CASS. CIV. 3è, 27 juin 2001

Le constructeur, nonobstant la forclusion décennale, et sauf faute extérieure au contrat, est contractuellement tenu de sa faute dolosive lorsque, de propos délibéré même sans intention de nuire, il viole par dissimulation ou par fraude ses obligations contractuelles.

Note de M. Daniel SIZAIRE :

On sait que « si lourde que soit la faute, la responsabilité contractuelle de droit commun des architectes, entrepreneurs et autres locateurs d’ouvrages ne peut être invoquée, sauf dol ou faute extérieure au contrat, au-delà des délais prévus à l’article 2270 du Code Civil » (Cass. 3è civ., 23 oct. 1994).

Il faut donc faire la distinction entre la faute, même lourde, et le dol ou la faute extérieure au contrat.

Le présent arrêt qui se rapporte à la faute dolosive, dont il fournit des exemples, fait une distinction entre celle-ci et la faute extérieure au contrat.

I – En l’occurrence, une société immobilière (SCI) avait vendu en l’état futur d’achèvement une maison.
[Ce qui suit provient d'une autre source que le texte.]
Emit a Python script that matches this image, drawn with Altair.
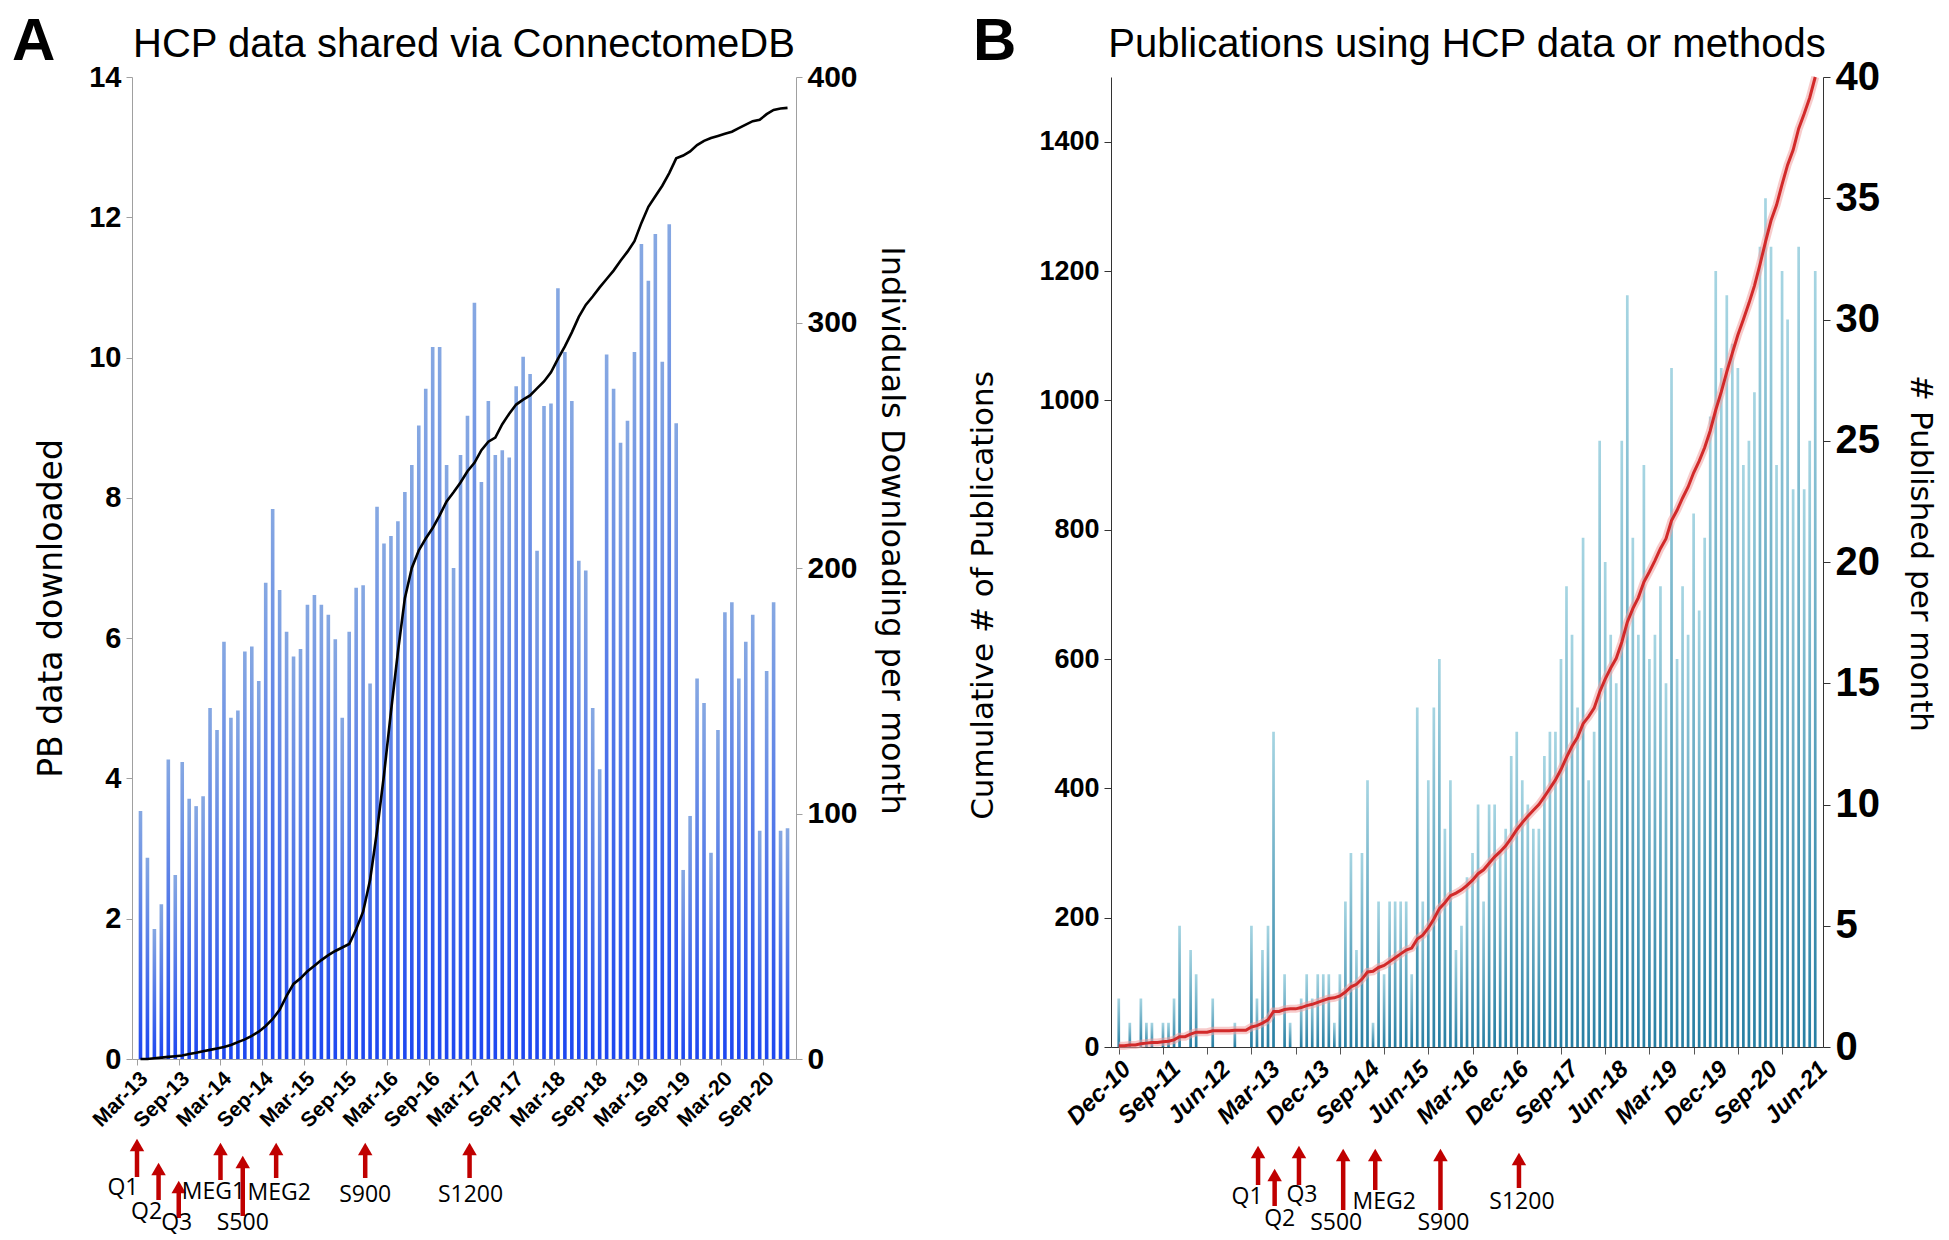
import json
import altair as alt
import pandas as pd

# ---------------- data ----------------
a_title = "HCP data shared via ConnectomeDB"
b_title = "Publications using HCP data or methods"

a_tick_labels = ["Mar-13", "Sep-13", "Mar-14", "Sep-14", "Mar-15", "Sep-15", "Mar-16", "Sep-16",
                 "Mar-17", "Sep-17", "Mar-18", "Sep-18", "Mar-19", "Sep-19", "Mar-20", "Sep-20"]
b_tick_labels = ["Dec-10", "Sep-11", "Jun-12", "Mar-13", "Dec-13", "Sep-14", "Jun-15", "Mar-16",
                 "Dec-16", "Sep-17", "Jun-18", "Mar-19", "Dec-19", "Sep-20", "Jun-21"]

# Panel A: monthly individuals downloading (bars, right axis), Mar-13 .. Dec-20
a_individuals = [101, 82, 53, 63, 122, 75, 121, 106, 103, 107,
                 143, 134, 170, 139, 142, 166, 168, 154, 194, 224,
                 191, 174, 164, 167, 185, 189, 185, 181, 171, 139,
                 174, 192, 193, 153, 225, 210, 213, 219, 231, 242,
                 258, 273, 290, 290, 242, 200, 246, 262, 308, 235,
                 268, 246, 248, 245, 274, 286, 279, 207, 266, 267,
                 314, 288, 268, 203, 199, 143, 118, 287, 273, 251,
                 260, 288, 332, 317, 336, 284, 340, 259, 77, 99,
                 155, 145, 84, 134, 182, 186, 155, 170, 181, 93,
                 158, 186, 93, 94]
# Panel A: cumulative PB downloaded (line, left axis)
a_pb_cumulative = [0.00, 0.00, 0.01, 0.02, 0.03, 0.04, 0.05, 0.07, 0.09, 0.11,
                   0.13, 0.15, 0.17, 0.20, 0.24, 0.28, 0.33, 0.39, 0.47, 0.57,
                   0.70, 0.90, 1.07, 1.15, 1.25, 1.33, 1.41, 1.48, 1.54, 1.59,
                   1.64, 1.85, 2.10, 2.55, 3.25, 4.05, 4.95, 5.80, 6.57, 7.00,
                   7.25, 7.42, 7.57, 7.75, 7.95, 8.08, 8.22, 8.38, 8.50, 8.68,
                   8.80, 8.86, 9.05, 9.20, 9.33, 9.40, 9.46, 9.56, 9.66, 9.79,
                   9.98, 10.16, 10.36, 10.58, 10.75, 10.87, 11.00, 11.12, 11.24, 11.38,
                   11.51, 11.66, 11.92, 12.15, 12.30, 12.45, 12.63, 12.84, 12.88, 12.94,
                   13.03, 13.09, 13.13, 13.16, 13.19, 13.22, 13.27, 13.32, 13.37, 13.39,
                   13.47, 13.53, 13.55, 13.56]

# Panel B: publications per month (bars, right axis), Dec-10 .. Jun-21
b_published = [2, 0, 1, 0, 2, 1, 1, 0, 1, 1,
               2, 5, 0, 4, 3, 0, 0, 2, 0, 0,
               0, 1, 0, 0, 5, 2, 4, 5, 13, 0,
               3, 1, 0, 2, 3, 2, 3, 3, 3, 1,
               3, 6, 8, 4, 8, 11, 1, 6, 3, 6,
               6, 6, 6, 3, 14, 6, 11, 14, 16, 9,
               11, 4, 5, 7, 8, 10, 6, 10, 10, 8,
               9, 12, 13, 11, 10, 9, 9, 12, 13, 13,
               16, 19, 17, 14, 21, 11, 13, 25, 20, 17,
               15, 25, 31, 21, 17, 24, 16, 17, 19, 15,
               28, 16, 19, 17, 22, 18, 21, 26, 32, 28,
               31, 29, 28, 24, 25, 27, 33, 35, 33, 24,
               32, 30, 23, 33, 23, 25, 32]
# Panel B: cumulative publications (line, left axis)
b_cumulative = [2, 2, 3, 3, 5, 6, 7, 7, 8, 9,
                11, 16, 16, 20, 23, 23, 23, 25, 25, 25,
                25, 26, 26, 26, 31, 33, 37, 42, 55, 55,
                58, 59, 59, 61, 64, 66, 69, 72, 75, 76,
                79, 85, 93, 97, 105, 116, 117, 123, 126, 132,
                138, 144, 150, 153, 167, 173, 184, 198, 214, 223,
                234, 238, 243, 250, 258, 268, 274, 284, 294, 302,
                311, 323, 336, 347, 357, 366, 375, 387, 400, 413,
                429, 448, 465, 479, 500, 511, 524, 549, 569, 586,
                601, 626, 657, 678, 695, 719, 735, 752, 771, 786,
                814, 830, 849, 866, 888, 906, 927, 953, 985, 1013,
                1044, 1073, 1101, 1125, 1150, 1177, 1210, 1245, 1278, 1302,
                1334, 1364, 1387, 1420, 1443, 1468, 1500]

# data release markers (position in months from the first bar)
a_release_labels = ["Q1", "Q2", "Q3", "MEG1", "S500", "MEG2", "S900", "S1200"]
a_release_pos = [-0.5, 2.6, 5.5, 11.5, 14.7, 19.5, 32.3, 47.3]
b_release_labels = ["Q1", "Q2", "Q3", "S500", "MEG2", "S900", "S1200"]
b_release_pos = [25.2, 28.2, 32.6, 40.6, 46.4, 58.2, 72.4]

# ---------------- layout / style ----------------
RED = "#c00000"
A_W, A_H = 664, 982
B_W, B_H = 712, 970
PLOT_TOP = 72  # page y of the plot tops
LABEL_FONT = "Liberation Sans"
TITLE_FONT = "DejaVu Sans"

# arrow tip y, arrow bottom y, label dx, label centre y (page px)
a_arrow_layout = {"Q1": (1133, 1172, -14, 1183), "Q2": (1157, 1195, -12, 1207),
                  "Q3": (1175, 1213, -2, 1218), "MEG1": (1137, 1175, -7, 1187),
                  "S500": (1150, 1211, 0, 1218), "MEG2": (1137, 1173, 3, 1188),
                  "S900": (1137, 1173, 0, 1190), "S1200": (1137, 1173, 1, 1190)}
b_arrow_layout = {"Q1": (1140, 1180, -11, 1192), "Q2": (1163, 1201, 5, 1214),
                  "Q3": (1140, 1180, 3, 1190), "S500": (1143, 1205, -7, 1218),
                  "MEG2": (1143, 1185, 9, 1197), "S900": (1143, 1205, 3, 1218),
                  "S1200": (1147, 1183, 3, 1197)}


def arrows(labels, positions, layout, xscale):
    layers = []
    for lab, pos in zip(labels, positions):
        tip, bot, dx, ly = layout[lab]
        tip -= PLOT_TOP
        bot -= PLOT_TOP
        ly -= PLOT_TOP
        d = pd.DataFrame({"i": [pos], "lab": [lab]})
        c = alt.Chart(d)
        layers.append(c.mark_rule(color=RED, strokeWidth=4.5).encode(
            x=alt.X("i:Q", scale=xscale), y=alt.value(tip + 11), y2=alt.value(bot)))
        layers.append(c.mark_point(shape="triangle-up", filled=True, color=RED,
                                   opacity=1, size=210).encode(
            x=alt.X("i:Q", scale=xscale), y=alt.value(tip + 7)))
        layers.append(c.mark_text(font="Open Sans", fontSize=23, color="black",
                                  align="center", baseline="middle", dx=dx).encode(
            x=alt.X("i:Q", scale=xscale), y=alt.value(ly), text="lab:N"))
    return layers


def label_text(text, x, y, size, weight, align):
    d = pd.DataFrame({"t": [text]})
    return alt.Chart(d).mark_text(font="Liberation Sans", fontSize=size, fontWeight=weight,
                                  color="black", align=align, baseline="alphabetic").encode(
        x=alt.value(x), y=alt.value(y), text="t:N")


def y_axis(orient, values, title, title_size, title_x, title_y, label_size, line_color, tick_size):
    return alt.Axis(orient=orient, values=values, title=title, format="d",
                    titleFont=TITLE_FONT, titleFontSize=title_size, titleFontWeight="normal",
                    titleColor="black", titleX=title_x, titleY=title_y, titleBaseline="middle",
                    labelFont=LABEL_FONT, labelFontWeight="bold", labelFontSize=label_size,
                    labelColor="black", labelPadding=5, tickSize=tick_size, tickColor=line_color,
                    domainColor=line_color, grid=False)


# ---------------- panel A ----------------
df_a = pd.DataFrame({"i": list(range(len(a_individuals))), "ind": a_individuals, "pb": a_pb_cumulative})
xs_a = alt.Scale(domain=[-0.5, 93.5], nice=False, zero=False)
a_xaxis = alt.Axis(values=[-0.5 + 3 * k for k in range(32)], labels=False, title=None,
                   tickSize=6, tickColor="#a0a0a0", domainColor="#a0a0a0", grid=False)
a_lab_df = pd.DataFrame({"i": [-0.5 + 6 * k for k in range(len(a_tick_labels))], "t": a_tick_labels})
a_xlabels = alt.Chart(a_lab_df).mark_text(
    font=LABEL_FONT, fontWeight="bold", fontSize=21, color="black",
    angle=315, align="right", baseline="top").encode(
    x=alt.X("i:Q", scale=xs_a), y=alt.value(A_H + 9), text="t:N")

grad_a = {"gradient": "linear", "x1": 0, "y1": 0, "x2": 0, "y2": 1,
          "stops": [{"offset": 0, "color": "#86a8e2"}, {"offset": 1, "color": "#1d47f0"}]}
bars_a = alt.Chart(df_a).mark_bar(size=3.6, color=grad_a, orient="vertical").encode(
    x=alt.X("i:Q", scale=xs_a, axis=a_xaxis),
    y=alt.Y("ind:Q", scale=alt.Scale(domain=[0, 400], nice=False),
            axis=y_axis("right", [0, 100, 200, 300, 400],
                        "Individuals     Downloading     per     month",
                        32, 95, 453, 30, "#a0a0a0", 6)))
line_a = alt.Chart(df_a).mark_line(color="black", strokeWidth=2.6).encode(
    x=alt.X("i:Q", scale=xs_a),
    y=alt.Y("pb:Q", scale=alt.Scale(domain=[0, 14], nice=False),
            axis=y_axis("left", list(range(0, 15, 2)), "PB     data     downloaded",
                        33, -81, 531, 29, "#a0a0a0", 6)))

panel_a = alt.layer(
    bars_a, line_a, a_xlabels,
    *arrows(a_release_labels, a_release_pos, a_arrow_layout, xs_a),
    label_text("A", -120, -17, 60, "bold", "left"),
    label_text(a_title, A_W / 2, -20, 40, "normal", "center"),
).resolve_scale(y="independent").properties(width=A_W, height=A_H)

# ---------------- panel B ----------------
df_b = pd.DataFrame({"i": list(range(len(b_published))), "pub": b_published, "cum": b_cumulative})
xs_b = alt.Scale(domain=[-0.5, 126.5], nice=False, zero=False)
b_xaxis = alt.Axis(values=list(range(len(b_published))), labels=False, title=None,
                   tickSize=7, tickColor="#555555", domainColor="#333333", grid=False)
b_lab_df = pd.DataFrame({"i": [9 * k for k in range(len(b_tick_labels))], "t": b_tick_labels})
b_xlabels = alt.Chart(b_lab_df).mark_text(
    font=LABEL_FONT, fontWeight="bold", fontStyle="italic", fontSize=24, color="black",
    angle=315, align="right", baseline="top").encode(
    x=alt.X("i:Q", scale=xs_b), y=alt.value(B_H + 10), text="t:N")

grad_b = {"gradient": "linear", "x1": 0, "y1": 0, "x2": 0, "y2": 1,
          "stops": [{"offset": 0, "color": "#a6d5e2"}, {"offset": 1, "color": "#277fa3"}]}
bars_b = alt.Chart(df_b).mark_bar(size=2.7, color=grad_b, orient="vertical").encode(
    x=alt.X("i:Q", scale=xs_b, axis=b_xaxis),
    y=alt.Y("pub:Q", scale=alt.Scale(domain=[0, 40], nice=False),
            axis=y_axis("right", list(range(0, 41, 5)), "#  Published  per  month",
                        31, 96, 476, 40, "#333333", 7)))
glow_b = alt.Chart(df_b).mark_line(color="#f0a0a0", strokeWidth=8, opacity=0.55).encode(
    x=alt.X("i:Q", scale=xs_b),
    y=alt.Y("cum:Q", scale=alt.Scale(domain=[0, 1500], nice=False),
            axis=y_axis("left", list(range(0, 1401, 200)), "Cumulative  #  of  Publications",
                        31, -128, 518, 27, "#333333", 7)))
line_b = alt.Chart(df_b).mark_line(color="#d22a2a", strokeWidth=3).encode(
    x=alt.X("i:Q", scale=xs_b),
    y=alt.Y("cum:Q"))

panel_b = alt.layer(
    bars_b, alt.layer(glow_b, line_b), b_xlabels,
    *arrows(b_release_labels, b_release_pos, b_arrow_layout, xs_b),
    label_text("B", -138, -17, 60, "bold", "left"),
    label_text(b_title, B_W / 2, -20, 40, "normal", "center"),
).resolve_scale(y="independent").properties(width=B_W, height=B_H)

chart = alt.hconcat(panel_a, panel_b, spacing=315, bounds="flush").properties(
    padding={"left": 4, "top": 4, "right": 4, "bottom": 4},
    background="white",
).configure_view(stroke=None)

chart.save("out.html", embed_options={"renderer": "svg", "actions": False})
Suite à des désordres apparus après expiration du délai décennal de responsabilité de l’article 2270 du Code Civil, les acquéreurs avaient assigné en réparation le vendeur, l’entrepreneur et le maître d’œuvre. Ceux-ci faisaient grief à la Cour d’appel d’avoir accueilli la demande des acquéreurs malgré l’expiration du délai décennal, écarté en raison selon elle de la faute dolosive de chacun des intéressés, savoir :

1) L’entrepreneur avait délibérément changé non pas le mode d’exécution des fondations mais la nature de celles-ci, dont l’absence de facture démontrait l’acte délibéré ;

2) Le maître d’œuvre avait délivré une attestation d’achèvement des fondations alors que celles-ci n’étaient pas conformes au descriptif ;

3) Le Maître de l’ouvrage avait vendu en commettant un mensonge sur la qualité des fondations, renforcé par la remise de l’attestation, contraire à la réalité, du maître d’œuvre.

Au pourvoi en cassation, les intéressés faisaient valoir notamment que la faute dolosive est une faute volontaire, commise consciemment dans l’intention de nuire ou du moins de provoquer le dommage, qui n’était pas caractérisé en l’espèce.

La 3è chambre civile déclare le moyen non fondé. 

II – L’arrêt retiendra spécialement l’attention par la distinction qu’il fait entre d’une part la faute dolosive et d’autre part la faute extérieure au contrat : « le constructeur, nonobstant la forclusion décennale, est sauf faute extérieure au contrat, contractuellement tenu … de sa faute dolosive ».

Cela paraît satisfaisant sur le plan juridique tout au moins in abstracto, mais non sur le plan pratique. En effet, si la responsabilité délictuelle se prescrit par 10 ans avec – à la différence de la responsabilité décennale de l’article 2270 du Code Civil – pour point de départ le jour de la manifestation du dommage ou de son aggravation (C. civ., art. 2270-1), en revanche le délai de prescription en matière contractuelle est de 30 ans (C. civ., art. 2262).